Uma questão que nos parece fundamental, portanto, emerge da complexidade do ecossistema mediático moderno, no qual a imagem reprodutível espraia-se sobre as urbes como uma segunda pele. Neste contexto, um ponto importante parece ter sido negligenciado por grande parte dos estudos que investiram no campo das exposições artísticas, isolando a imagem da arte das demais imagens do mundo: a descontextualização das obras de arte de seu entorno sociocultural e a sublimação da corporalidade talvez sejam efeitos colaterais do cubo branco, e não seus objetivos primordiais. O desenvolvimento do cubo branco parece comprometido com um desejo de chancelar, em meio à profusão das imagens mediáticas, algumas imagens como sendo dignas de uma percepção de tipo bem específico, protegendo as imagens artísticas dos famintos ambientes mediáticos.

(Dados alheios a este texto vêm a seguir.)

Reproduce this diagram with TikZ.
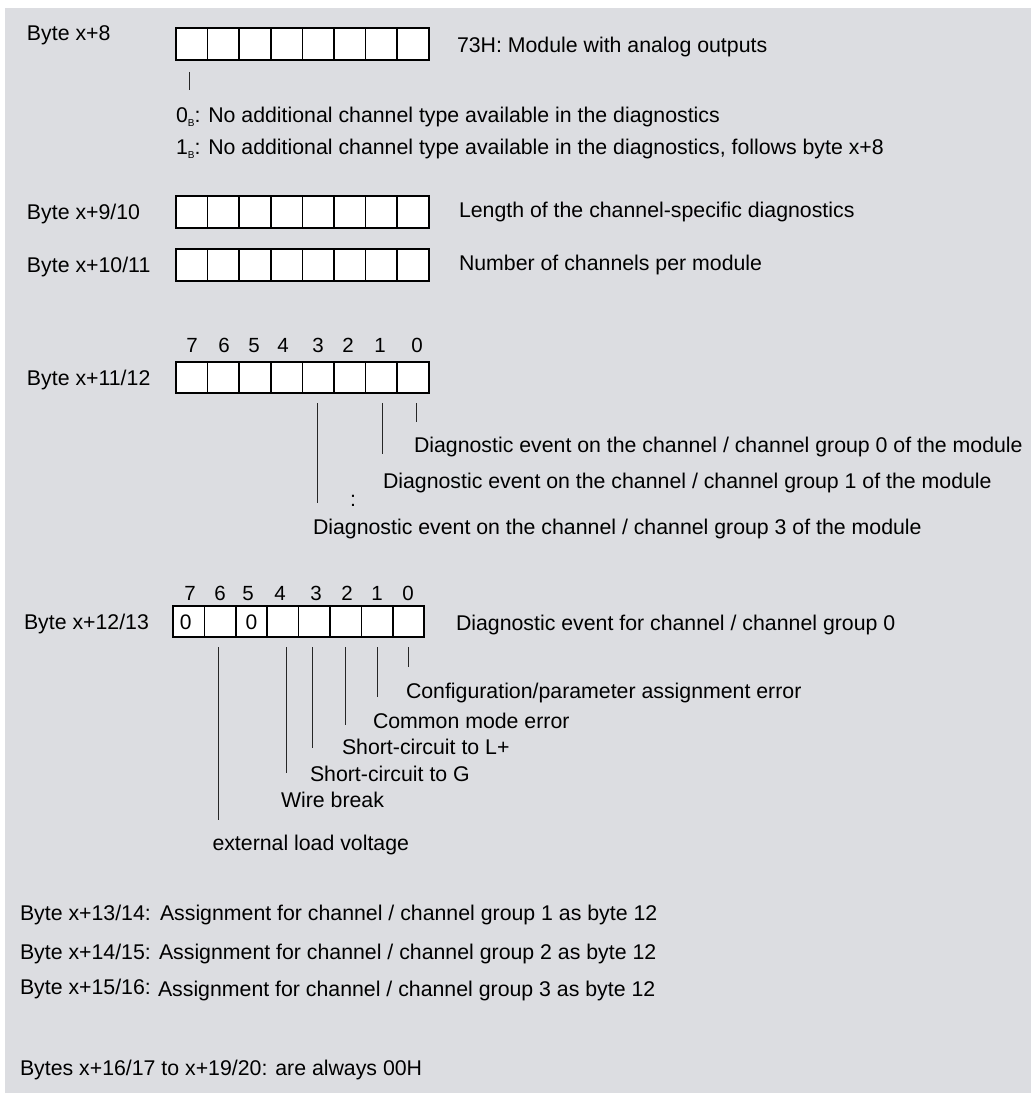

Ao ler essa última frase do artigo do Ícaro, me vem em partes a resposta que muitos artistas urbanos buscam: é no desejo de distinção e de segregação que arte perpetua que está a impossibilidade de borrar essas barreiras entre a arte contemporânea e a arte pública, pois ao propor o encontro imediato e sem distinção com as pessoas a arte publica fica imediatamente barrada de entrar no que ouso dizer ser a mais importante espaço da arte contemporânea que é o Cubo Branco, pois a ela pertence a rua, aquele espaço que o cubo branco busca se distanciar.
Agora fica a pergunta, porque artistas urbanos que buscaram na rua um espaço e uma possibilidade de ter seus trabalhos expostos e “consumidos” querem tanto estar nessa “instituição” que por principio em nada dialoga com seus trabalhos?